→ Exercise brief: Write out each line of the listing as it stands, without the images.

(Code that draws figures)
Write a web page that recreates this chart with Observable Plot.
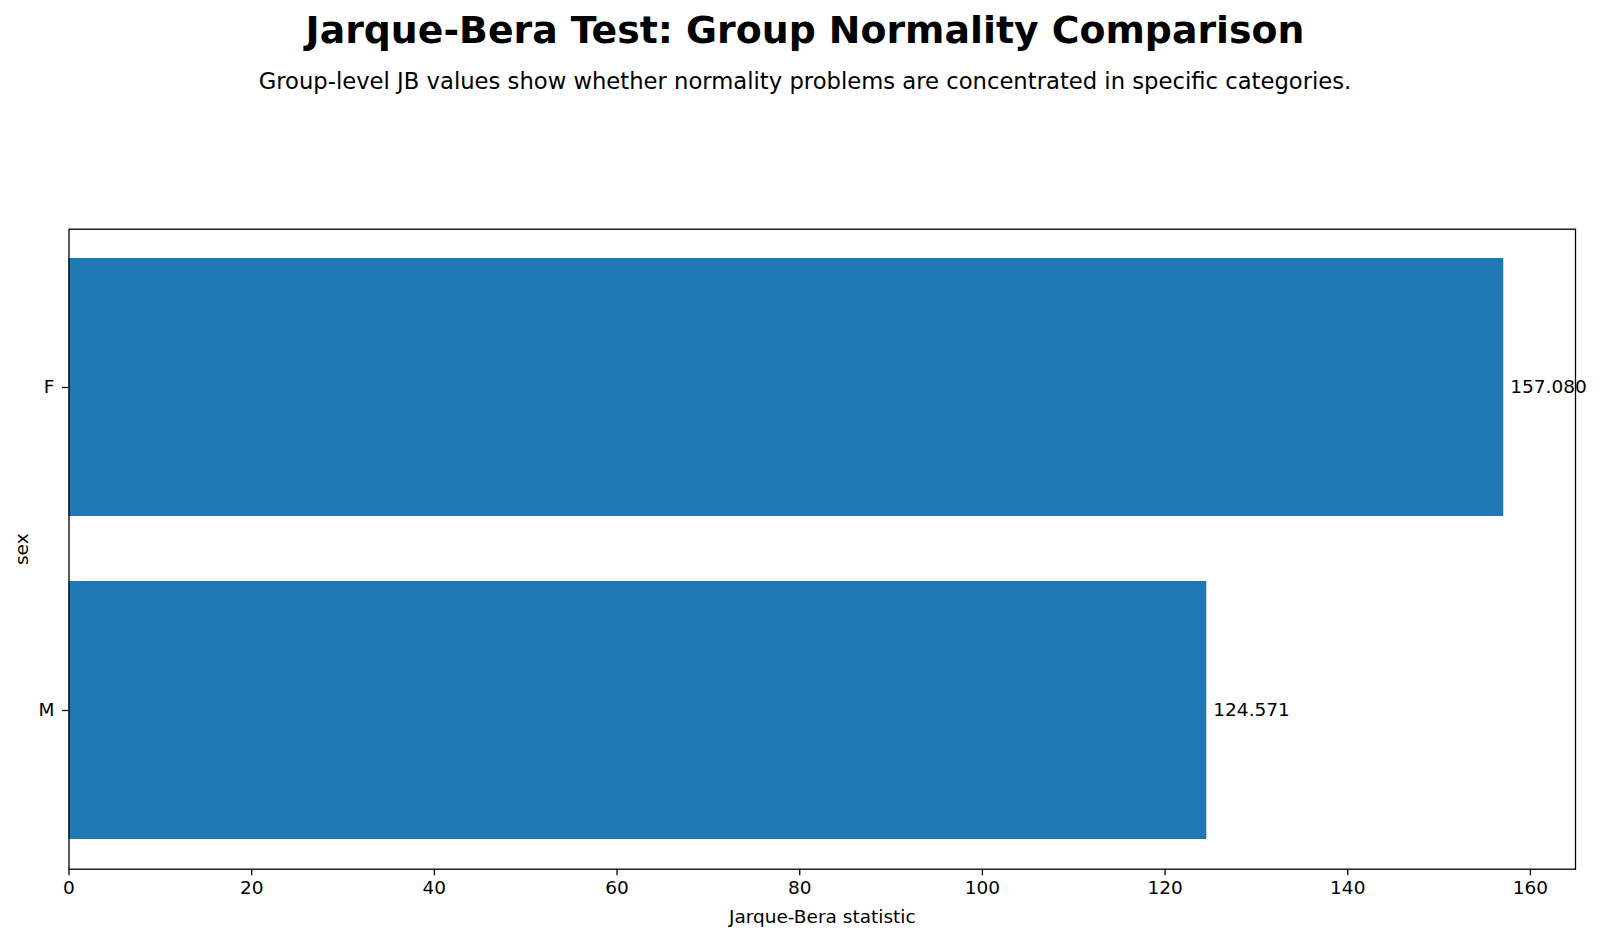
<!DOCTYPE html>
<html>
<head>
<meta charset="utf-8">
<script src="https://cdn.jsdelivr.net/npm/d3@7"></script>
<script src="https://cdn.jsdelivr.net/npm/@observablehq/plot@0.6"></script>
<style>
  html, body { margin: 0; padding: 0; background: #fff; }
  #wrap { position: relative; width: 1600px; height: 939px; font-family: "DejaVu Sans", sans-serif; overflow: hidden; }
  #title { position: absolute; left: 0; width: 1610px; top: 7.5px; text-align: center; font-weight: bold; font-size: 37.8px; line-height: 44px; color: #000; white-space: nowrap; }
  #subtitle { position: absolute; left: 0; width: 1610px; top: 68px; text-align: center; font-size: 22.7px; line-height: 26px; color: #000; white-space: nowrap; }
  #chart { position: absolute; left: 0; top: 110px; }
</style>
</head>
<body>
<div id="wrap">
  <div id="title">Jarque-Bera Test: Group Normality Comparison</div>
  <div id="subtitle">Group-level JB values show whether normality problems are concentrated in specific categories.</div>
  <div id="chart"></div>
</div>
<script>
const categories = ["F", "M"];
const jbValues = [157.080, 124.571];
const jbLabels = ["157.080", "124.571"];
const xTicks = [0, 20, 40, 60, 80, 100, 120, 140, 160];
const xLabel = "Jarque-Bera statistic";
const yLabel = "sex";

const data = categories.map((c, i) => ({group: c, jb: jbValues[i], label: jbLabels[i]}));
const xMax = d3.max(jbValues) * 1.05;

const chart = Plot.plot({
  width: 1600,
  height: 829,
  marginTop: 118.7,
  marginBottom: 70.3,
  marginLeft: 68.5,
  marginRight: 25,
  style: { fontFamily: "DejaVu Sans, sans-serif", fontSize: "18.5px", color: "#000", background: "#fff" },
  x: { domain: [0, xMax] },
  y: { domain: categories, paddingInner: 0.2, paddingOuter: 0.09 },
  marks: [
    Plot.barX(data, { y: "group", x: "jb", fill: "#1f77b4" }),
    Plot.text(data, { y: "group", x: "jb", text: "label", textAnchor: "start", dx: 6.5, fill: "#000", fontSize: 18.5 }),
    Plot.frame({ stroke: "#000", strokeWidth: 1.3 }),
    Plot.axisX({ ticks: xTicks, tickSize: 6.5, tickPadding: 5, tickFormat: d3.format("d"), label: xLabel, labelAnchor: "center", labelArrow: "none", labelOffset: 54, stroke: "#000", strokeWidth: 1.3, fontSize: 18.5 }),
    Plot.axisY({ tickSize: 6.5, tickPadding: 8, label: yLabel, labelAnchor: "center", labelArrow: "none", labelOffset: 54, stroke: "#000", strokeWidth: 1.3, fontSize: 18.5 })
  ]
});
document.getElementById("chart").appendChild(chart);
</script>
</body>
</html>
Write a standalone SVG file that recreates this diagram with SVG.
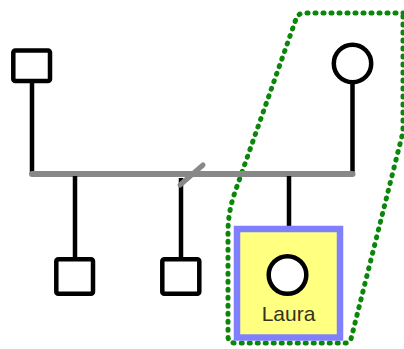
<svg xmlns="http://www.w3.org/2000/svg" width="404" height="349" viewBox="0 0 404 349">
  <style>
    .person { fill: #ffffff; stroke: #000000; stroke-width: 4.5; }
    .line { stroke: #000000; stroke-width: 4.5; fill: none; }
    .sibship { stroke: #888888; stroke-width: 6; stroke-linecap: round; fill: none; }
    .label { font-family: "Liberation Sans", Arial, sans-serif; font-size: 21px; fill: #33331f; text-anchor: middle; }
  </style>
  <rect width="404" height="349" fill="#ffffff"/>

  <!-- group outline -->
  <g id="group-outline">
    <path d="M 404,13 L 305,13 Q 298,13 296,19 L 235,192 Q 228,212 228,232 L 228,336 Q 228,343 235,343 L 346,343 Q 350,343 351,339 L 403,132 L 403,13"
          fill="none" stroke="#0a870a" stroke-width="5" stroke-linecap="round" stroke-dasharray="1 7"/>
  </g>

  <!-- connectors -->
  <g id="connectors">
    <line class="line" x1="32" y1="82" x2="32" y2="174"/>
    <line class="line" x1="352.5" y1="82" x2="352.5" y2="174"/>
    <line class="sibship" x1="32" y1="174" x2="352.5" y2="174"/>
    <line class="line" x1="75" y1="176" x2="75" y2="259"/>
    <line class="line" x1="181" y1="178" x2="181" y2="259"/>
    <line class="line" x1="289" y1="176" x2="289" y2="228"/>
    <line x1="180" y1="185" x2="203" y2="165" stroke="#888888" stroke-width="5" stroke-linecap="round"/>
  </g>

  <!-- parents -->
  <g id="father">
    <rect class="person" x="13.3" y="50.5" width="36.7" height="30.5" rx="2"/>
  </g>
  <g id="mother">
    <circle class="person" cx="352.5" cy="63.5" r="18.7"/>
  </g>

  <!-- children -->
  <g id="son-1">
    <rect class="person" x="56.3" y="259.3" width="36.7" height="34.5" rx="2"/>
  </g>
  <g id="son-2">
    <rect class="person" x="162.3" y="259.3" width="37" height="34.5" rx="2"/>
  </g>
  <g id="laura">
    <rect x="237" y="229" width="103" height="108.5" fill="#ffff80" stroke="#8080ff" stroke-width="6.5"/>
    <circle class="person" cx="287.5" cy="275" r="18.8"/>
    <text class="label" x="288.5" y="321">Laura</text>
  </g>
</svg>
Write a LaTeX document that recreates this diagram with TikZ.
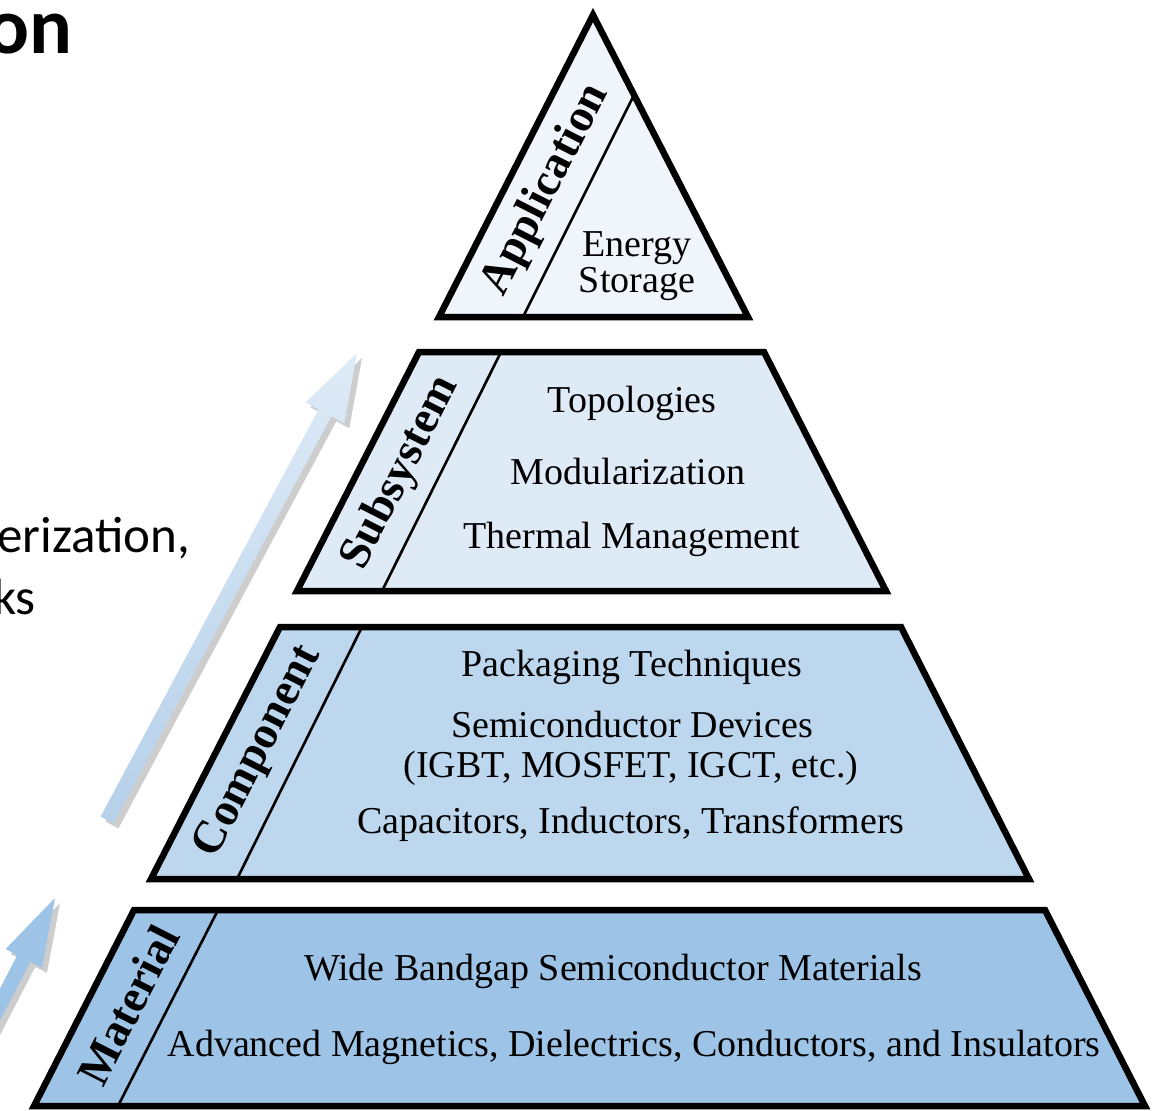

→ Expected answer:
Write a web page that recreates this chart with Observable Plot.
<!DOCTYPE html>
<html>
<head>
<meta charset="utf-8">
<script src="https://cdn.jsdelivr.net/npm/d3@7"></script>
<script src="https://cdn.jsdelivr.net/npm/@observablehq/plot@0.6"></script>
<style>
  html, body { margin: 0; padding: 0; background: #fff; }
  #wrap { position: relative; width: 1600px; height: 939px; font-family: "DejaVu Sans", sans-serif; overflow: hidden; }
  #title { position: absolute; left: 0; width: 1610px; top: 7.5px; text-align: center; font-weight: bold; font-size: 37.8px; line-height: 44px; color: #000; white-space: nowrap; }
  #subtitle { position: absolute; left: 0; width: 1610px; top: 68px; text-align: center; font-size: 22.7px; line-height: 26px; color: #000; white-space: nowrap; }
  #chart { position: absolute; left: 0; top: 110px; }
</style>
</head>
<body>
<div id="wrap">
  <div id="title">Jarque-Bera Test: Group Normality Comparison</div>
  <div id="subtitle">Group-level JB values show whether normality problems are concentrated in specific categories.</div>
  <div id="chart"></div>
</div>
<script>
const categories = ["F", "M"];
const jbValues = [157.080, 124.571];
const jbLabels = ["157.080", "124.571"];
const xTicks = [0, 20, 40, 60, 80, 100, 120, 140, 160];
const xLabel = "Jarque-Bera statistic";
const yLabel = "sex";

const data = categories.map((c, i) => ({group: c, jb: jbValues[i], label: jbLabels[i]}));
const xMax = d3.max(jbValues) * 1.05;

const chart = Plot.plot({
  width: 1600,
  height: 829,
  marginTop: 118.7,
  marginBottom: 70.3,
  marginLeft: 68.5,
  marginRight: 25,
  style: { fontFamily: "DejaVu Sans, sans-serif", fontSize: "18.5px", color: "#000", background: "#fff" },
  x: { domain: [0, xMax] },
  y: { domain: categories, paddingInner: 0.2, paddingOuter: 0.09 },
  marks: [
    Plot.barX(data, { y: "group", x: "jb", fill: "#1f77b4" }),
    Plot.text(data, { y: "group", x: "jb", text: "label", textAnchor: "start", dx: 6.5, fill: "#000", fontSize: 18.5 }),
    Plot.frame({ stroke: "#000", strokeWidth: 1.3 }),
    Plot.axisX({ ticks: xTicks, tickSize: 6.5, tickPadding: 5, tickFormat: d3.format("d"), label: xLabel, labelAnchor: "center", labelArrow: "none", labelOffset: 54, stroke: "#000", strokeWidth: 1.3, fontSize: 18.5 }),
    Plot.axisY({ tickSize: 6.5, tickPadding: 8, label: yLabel, labelAnchor: "center", labelArrow: "none", labelOffset: 54, stroke: "#000", strokeWidth: 1.3, fontSize: 18.5 })
  ]
});
document.getElementById("chart").appendChild(chart);
</script>
</body>
</html>
Write a standalone SVG file that recreates this diagram with SVG.
<svg xmlns="http://www.w3.org/2000/svg" width="404" height="349" viewBox="0 0 404 349">
  <style>
    .person { fill: #ffffff; stroke: #000000; stroke-width: 4.5; }
    .line { stroke: #000000; stroke-width: 4.5; fill: none; }
    .sibship { stroke: #888888; stroke-width: 6; stroke-linecap: round; fill: none; }
    .label { font-family: "Liberation Sans", Arial, sans-serif; font-size: 21px; fill: #33331f; text-anchor: middle; }
  </style>
  <rect width="404" height="349" fill="#ffffff"/>

  <!-- group outline -->
  <g id="group-outline">
    <path d="M 404,13 L 305,13 Q 298,13 296,19 L 235,192 Q 228,212 228,232 L 228,336 Q 228,343 235,343 L 346,343 Q 350,343 351,339 L 403,132 L 403,13"
          fill="none" stroke="#0a870a" stroke-width="5" stroke-linecap="round" stroke-dasharray="1 7"/>
  </g>

  <!-- connectors -->
  <g id="connectors">
    <line class="line" x1="32" y1="82" x2="32" y2="174"/>
    <line class="line" x1="352.5" y1="82" x2="352.5" y2="174"/>
    <line class="sibship" x1="32" y1="174" x2="352.5" y2="174"/>
    <line class="line" x1="75" y1="176" x2="75" y2="259"/>
    <line class="line" x1="181" y1="178" x2="181" y2="259"/>
    <line class="line" x1="289" y1="176" x2="289" y2="228"/>
    <line x1="180" y1="185" x2="203" y2="165" stroke="#888888" stroke-width="5" stroke-linecap="round"/>
  </g>

  <!-- parents -->
  <g id="father">
    <rect class="person" x="13.3" y="50.5" width="36.7" height="30.5" rx="2"/>
  </g>
  <g id="mother">
    <circle class="person" cx="352.5" cy="63.5" r="18.7"/>
  </g>

  <!-- children -->
  <g id="son-1">
    <rect class="person" x="56.3" y="259.3" width="36.7" height="34.5" rx="2"/>
  </g>
  <g id="son-2">
    <rect class="person" x="162.3" y="259.3" width="37" height="34.5" rx="2"/>
  </g>
  <g id="laura">
    <rect x="237" y="229" width="103" height="108.5" fill="#ffff80" stroke="#8080ff" stroke-width="6.5"/>
    <circle class="person" cx="287.5" cy="275" r="18.8"/>
    <text class="label" x="288.5" y="321">Laura</text>
  </g>
</svg>
Write a LaTeX document that recreates this diagram with TikZ.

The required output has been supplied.